Other fiscal 2026 guidance items included gross margin of approximately 43.5% to 43.8%, SG&A as a percentage of sales of about 37.7% to 37.8%, adjusted EBITDA of about $560 million to $590 million (including an estimated $11 million contribution from the 53rd week), and diluted EPS of about $1.98 to $2.18 (including about $0.08 from the 53rd week).

Capital expenditures for fiscal 2026 are planned in the range of $250 million to $300 million. Management said it intends to open 20 warehouse-format stores and begin construction on stores opening in fiscal 2027, with those investments expected to require $160 million to $190 million. The company expects new store CapEx of $7 million to $8 million for the 2026 class versus $10.2 million for the 2025 class, citing store size optimization and increased use of second-use facilities.

In Q&A, Paulsen described priorities for improvement as getting “the core of our business growing again,” improving new store performance, enhancing the digital experience to better match the in-store experience, and driving annual supply chain productivity improvements through “singles and doubles” process and people initiatives. He also discussed the company’s PRO loyalty planning, noting the company intends to spend 2026 developing and testing a plan ahead of a potential national rollout.

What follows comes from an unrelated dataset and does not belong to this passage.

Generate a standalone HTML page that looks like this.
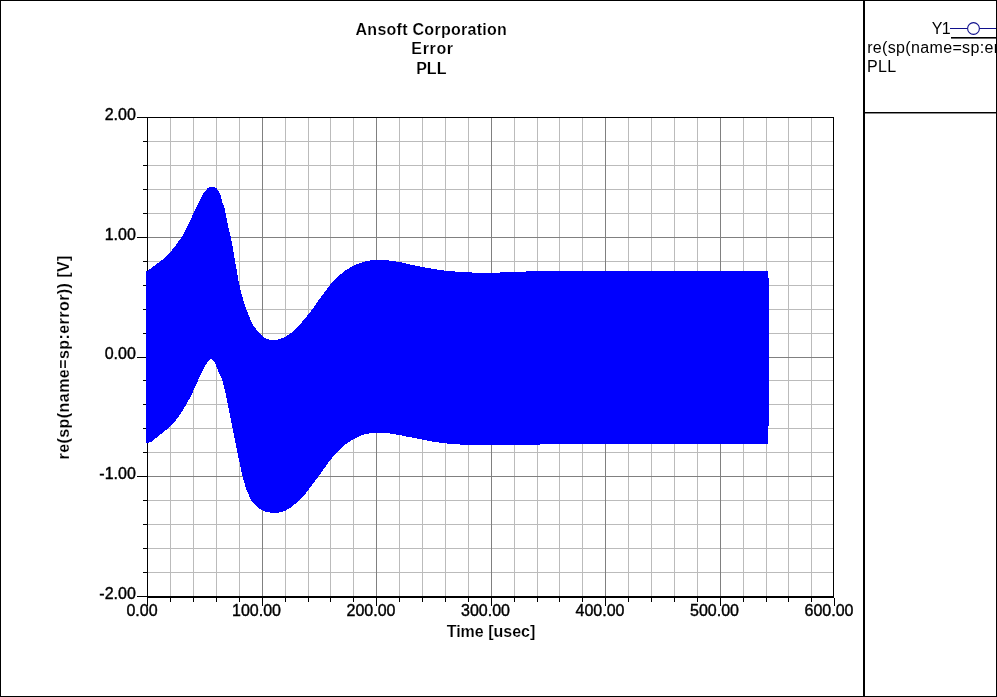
<!DOCTYPE html>
<html><head><meta charset="utf-8"><title>Error - PLL</title>
<style>html,body{margin:0;padding:0;background:#fff;overflow:hidden}svg{display:block;will-change:transform}</style>
</head><body>
<svg width="997" height="697" viewBox="0 0 997 697">
<rect x="0" y="0" width="997" height="697" fill="#fff"/>
<g shape-rendering="crispEdges">
<rect x="170" y="118" width="1" height="478" fill="#bbbbbb"/>
<rect x="193" y="118" width="1" height="478" fill="#bbbbbb"/>
<rect x="216" y="118" width="1" height="478" fill="#bbbbbb"/>
<rect x="239" y="118" width="1" height="478" fill="#bbbbbb"/>
<rect x="285" y="118" width="1" height="478" fill="#bbbbbb"/>
<rect x="308" y="118" width="1" height="478" fill="#bbbbbb"/>
<rect x="330" y="118" width="1" height="478" fill="#bbbbbb"/>
<rect x="353" y="118" width="1" height="478" fill="#bbbbbb"/>
<rect x="399" y="118" width="1" height="478" fill="#bbbbbb"/>
<rect x="422" y="118" width="1" height="478" fill="#bbbbbb"/>
<rect x="445" y="118" width="1" height="478" fill="#bbbbbb"/>
<rect x="468" y="118" width="1" height="478" fill="#bbbbbb"/>
<rect x="514" y="118" width="1" height="478" fill="#bbbbbb"/>
<rect x="537" y="118" width="1" height="478" fill="#bbbbbb"/>
<rect x="559" y="118" width="1" height="478" fill="#bbbbbb"/>
<rect x="582" y="118" width="1" height="478" fill="#bbbbbb"/>
<rect x="628" y="118" width="1" height="478" fill="#bbbbbb"/>
<rect x="651" y="118" width="1" height="478" fill="#bbbbbb"/>
<rect x="674" y="118" width="1" height="478" fill="#bbbbbb"/>
<rect x="697" y="118" width="1" height="478" fill="#bbbbbb"/>
<rect x="743" y="118" width="1" height="478" fill="#bbbbbb"/>
<rect x="766" y="118" width="1" height="478" fill="#bbbbbb"/>
<rect x="788" y="118" width="1" height="478" fill="#bbbbbb"/>
<rect x="811" y="118" width="1" height="478" fill="#bbbbbb"/>
<rect x="148" y="141" width="685" height="1" fill="#bbbbbb"/>
<rect x="148" y="165" width="685" height="1" fill="#bbbbbb"/>
<rect x="148" y="189" width="685" height="1" fill="#bbbbbb"/>
<rect x="148" y="213" width="685" height="1" fill="#bbbbbb"/>
<rect x="148" y="261" width="685" height="1" fill="#bbbbbb"/>
<rect x="148" y="285" width="685" height="1" fill="#bbbbbb"/>
<rect x="148" y="309" width="685" height="1" fill="#bbbbbb"/>
<rect x="148" y="333" width="685" height="1" fill="#bbbbbb"/>
<rect x="148" y="380" width="685" height="1" fill="#bbbbbb"/>
<rect x="148" y="404" width="685" height="1" fill="#bbbbbb"/>
<rect x="148" y="428" width="685" height="1" fill="#bbbbbb"/>
<rect x="148" y="452" width="685" height="1" fill="#bbbbbb"/>
<rect x="148" y="500" width="685" height="1" fill="#bbbbbb"/>
<rect x="148" y="524" width="685" height="1" fill="#bbbbbb"/>
<rect x="148" y="548" width="685" height="1" fill="#bbbbbb"/>
<rect x="148" y="572" width="685" height="1" fill="#bbbbbb"/>
<rect x="262" y="118" width="1" height="478" fill="#808080"/>
<rect x="376" y="118" width="1" height="478" fill="#808080"/>
<rect x="491" y="118" width="1" height="478" fill="#808080"/>
<rect x="605" y="118" width="1" height="478" fill="#808080"/>
<rect x="720" y="118" width="1" height="478" fill="#808080"/>
<rect x="148" y="237" width="685" height="1" fill="#808080"/>
<rect x="148" y="357" width="685" height="1" fill="#808080"/>
<rect x="148" y="476" width="685" height="1" fill="#808080"/>
<rect x="147" y="117" width="687" height="1" fill="#000"/>
<rect x="147" y="117" width="1" height="480" fill="#000"/>
<rect x="833" y="117" width="1" height="480" fill="#000"/>
<rect x="147" y="596" width="687" height="2" fill="#000"/>
<rect x="137" y="117" width="10" height="1" fill="#000"/>
<rect x="143" y="141" width="4" height="1" fill="#000"/>
<rect x="143" y="165" width="4" height="1" fill="#000"/>
<rect x="143" y="189" width="4" height="1" fill="#000"/>
<rect x="143" y="213" width="4" height="1" fill="#000"/>
<rect x="137" y="237" width="10" height="1" fill="#000"/>
<rect x="143" y="261" width="4" height="1" fill="#000"/>
<rect x="143" y="285" width="4" height="1" fill="#000"/>
<rect x="143" y="309" width="4" height="1" fill="#000"/>
<rect x="143" y="333" width="4" height="1" fill="#000"/>
<rect x="137" y="357" width="10" height="1" fill="#000"/>
<rect x="143" y="380" width="4" height="1" fill="#000"/>
<rect x="143" y="404" width="4" height="1" fill="#000"/>
<rect x="143" y="428" width="4" height="1" fill="#000"/>
<rect x="143" y="452" width="4" height="1" fill="#000"/>
<rect x="137" y="476" width="10" height="1" fill="#000"/>
<rect x="143" y="500" width="4" height="1" fill="#000"/>
<rect x="143" y="524" width="4" height="1" fill="#000"/>
<rect x="143" y="548" width="4" height="1" fill="#000"/>
<rect x="143" y="572" width="4" height="1" fill="#000"/>
<rect x="137" y="596" width="10" height="1" fill="#000"/>
<rect x="147" y="598" width="1" height="8" fill="#000"/>
<rect x="170" y="598" width="1" height="4" fill="#000"/>
<rect x="193" y="598" width="1" height="4" fill="#000"/>
<rect x="216" y="598" width="1" height="4" fill="#000"/>
<rect x="239" y="598" width="1" height="4" fill="#000"/>
<rect x="262" y="598" width="1" height="8" fill="#000"/>
<rect x="285" y="598" width="1" height="4" fill="#000"/>
<rect x="308" y="598" width="1" height="4" fill="#000"/>
<rect x="330" y="598" width="1" height="4" fill="#000"/>
<rect x="353" y="598" width="1" height="4" fill="#000"/>
<rect x="376" y="598" width="1" height="8" fill="#000"/>
<rect x="399" y="598" width="1" height="4" fill="#000"/>
<rect x="422" y="598" width="1" height="4" fill="#000"/>
<rect x="445" y="598" width="1" height="4" fill="#000"/>
<rect x="468" y="598" width="1" height="4" fill="#000"/>
<rect x="491" y="598" width="1" height="8" fill="#000"/>
<rect x="514" y="598" width="1" height="4" fill="#000"/>
<rect x="537" y="598" width="1" height="4" fill="#000"/>
<rect x="559" y="598" width="1" height="4" fill="#000"/>
<rect x="582" y="598" width="1" height="4" fill="#000"/>
<rect x="605" y="598" width="1" height="8" fill="#000"/>
<rect x="628" y="598" width="1" height="4" fill="#000"/>
<rect x="651" y="598" width="1" height="4" fill="#000"/>
<rect x="674" y="598" width="1" height="4" fill="#000"/>
<rect x="697" y="598" width="1" height="4" fill="#000"/>
<rect x="720" y="598" width="1" height="8" fill="#000"/>
<rect x="743" y="598" width="1" height="4" fill="#000"/>
<rect x="766" y="598" width="1" height="4" fill="#000"/>
<rect x="788" y="598" width="1" height="4" fill="#000"/>
<rect x="811" y="598" width="1" height="4" fill="#000"/>
<rect x="834" y="598" width="1" height="8" fill="#000"/>
</g>
<polygon fill="#0000fe" shape-rendering="crispEdges" points="146.0,271.8 151.5,267.8 155.8,264.6 160.1,261.5 164.4,258.2 168.7,253.9 173.0,248.9 177.3,243.1 181.6,237.2 185.9,229.5 190.2,220.9 194.5,210.8 198.8,202.2 203.1,193.8 207.4,188.5 210.0,187.1 213.0,186.9 216.0,187.8 218.7,191.2 220.8,196.0 222.3,202.0 224.8,209.0 226.5,218.0 228.6,228.0 231.0,238.5 233.0,249.0 234.8,260.0 236.7,270.0 238.3,280.0 240.6,290.0 243.2,300.0 246.6,310.0 250.7,320.5 254.0,326.5 257.4,331.0 261.0,335.0 265.0,338.3 271.7,340.4 278.5,339.5 285.4,336.8 292.3,332.1 299.2,325.2 305.1,318.5 310.1,312.2 315.1,305.4 320.1,298.2 325.1,291.5 330.2,284.8 335.2,279.1 340.2,274.6 345.2,270.7 350.2,267.5 355.3,264.8 360.3,262.9 365.3,261.4 370.3,260.4 376.3,259.9 385.4,260.1 398.6,261.8 409.4,264.3 420.3,266.5 431.1,268.6 445.5,270.8 460.0,271.9 474.4,272.6 492.5,272.8 510.0,272.1 540.0,271.0 768.0,271.0 769.0,285.0 769.0,426.0 768.0,426.0 768.0,443.5 541.0,443.5 540.0,444.7 474.4,444.7 460.0,444.5 445.5,443.4 431.1,441.4 420.3,439.2 409.4,437.1 398.6,434.9 385.4,432.7 376.3,432.6 370.3,433.2 365.3,434.2 360.3,435.8 355.3,438.1 350.2,441.1 345.2,444.7 340.2,449.1 335.2,454.1 330.2,460.2 325.1,467.2 320.1,474.2 315.1,480.8 310.1,487.7 305.1,494.3 299.2,500.3 292.3,506.4 285.4,510.7 278.5,512.8 271.7,512.8 265.6,511.6 262.0,510.2 258.5,508.0 254.6,504.5 251.0,500.0 246.7,490.3 243.5,480.3 241.1,470.3 239.0,460.0 237.0,450.0 235.0,440.0 233.0,430.0 231.0,420.0 229.0,410.0 226.8,400.0 224.9,390.0 222.4,380.5 218.2,371.0 214.6,362.2 213.0,359.8 211.3,359.0 209.5,360.0 207.4,362.2 203.1,369.4 198.8,378.7 194.5,388.4 190.2,397.3 185.9,405.2 181.6,412.2 177.3,418.4 173.0,423.9 168.7,428.0 164.4,431.3 160.1,434.6 155.8,438.2 151.5,441.8 147.5,443.0 146.0,443.2"/>
<g font-family="'Liberation Sans', sans-serif" font-size="16" fill="#000">
<g font-weight="bold" text-anchor="middle" stroke="#fff" stroke-width="0.15">
<text x="431.3" y="35.1" letter-spacing="0.27">Ansoft Corporation</text>
<text x="432.5" y="54.1" letter-spacing="0.65">Error</text>
<text x="431.3" y="74.1">PLL</text>
<text x="491" y="636.5">Time [usec]</text>
<text transform="translate(69,357.3) rotate(-90)" letter-spacing="0.44">re(sp(name=sp:error)) [V]</text>
</g>
<text x="135.8" y="119.9" text-anchor="end" stroke="#000" stroke-width="0.4">2.00</text>
<text x="135.8" y="239.7" text-anchor="end" stroke="#000" stroke-width="0.4">1.00</text>
<text x="135.8" y="359.4" text-anchor="end" stroke="#000" stroke-width="0.4">0.00</text>
<text x="135.8" y="479.1" text-anchor="end" stroke="#000" stroke-width="0.4">-1.00</text>
<text x="135.8" y="598.9" text-anchor="end" stroke="#000" stroke-width="0.4">-2.00</text>
<text x="142.0" y="616" text-anchor="middle" stroke="#000" stroke-width="0.4">0.00</text>
<text x="256.5" y="616" text-anchor="middle" stroke="#000" stroke-width="0.4">100.00</text>
<text x="371.0" y="616" text-anchor="middle" stroke="#000" stroke-width="0.4">200.00</text>
<text x="485.5" y="616" text-anchor="middle" stroke="#000" stroke-width="0.4">300.00</text>
<text x="600.0" y="616" text-anchor="middle" stroke="#000" stroke-width="0.4">400.00</text>
<text x="714.5" y="616" text-anchor="middle" stroke="#000" stroke-width="0.4">500.00</text>
<text x="829.0" y="616" text-anchor="middle" stroke="#000" stroke-width="0.4">600.00</text>
<g>
<text x="931.7" y="33.5" letter-spacing="-0.5">Y1</text>
<text x="867.2" y="52.7" letter-spacing="0.34">re(sp(name=sp:er</text>
<text x="866.9" y="71.8" letter-spacing="0.35">PLL</text>
</g>
</g>
<g shape-rendering="crispEdges">
<rect x="950" y="28" width="46" height="1" fill="#10108c"/>
<rect x="951" y="37" width="45" height="1" fill="#000"/>
<rect x="951" y="38" width="45" height="1" fill="#666"/>
</g>
<circle cx="973.5" cy="28.5" r="5.9" fill="#fff" stroke="#10108c" stroke-width="1.1"/>
<g shape-rendering="crispEdges" fill="#000">
<rect x="0" y="0" width="997" height="1"/>
<rect x="0" y="0" width="1" height="697"/>
<rect x="996" y="0" width="1" height="697"/>
<rect x="0" y="696" width="997" height="1"/>
<rect x="863" y="0" width="2" height="697"/>
<rect x="865" y="112" width="132" height="1"/>
<rect x="865" y="113" width="131" height="1" fill="#8a8a8a"/>
</g>
</svg>
</body></html>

Taylor closed by noting that, with Paulsen stepping into the CEO role, Paulsen will lead calls going forward, while Taylor will remain involved as Executive Chair focused on long-term strategic initiatives.

About Floor & Decor (NYSE:FND)

Founded in 2000 and headquartered in Atlanta, Floor & Decor Holdings Inc is a specialty retailer focused on hard surface flooring and related accessories in the United States. The company serves both professional installers and do-it-yourself customers through a growing network of warehouse-format stores and a comprehensive e-commerce platform.

Floor & Decor’s product offering spans ceramic and porcelain tile, engineered and solid hardwood, laminate, luxury vinyl plank and tile, natural stone and a full suite of installation materials such as grout, mortars and underlayment.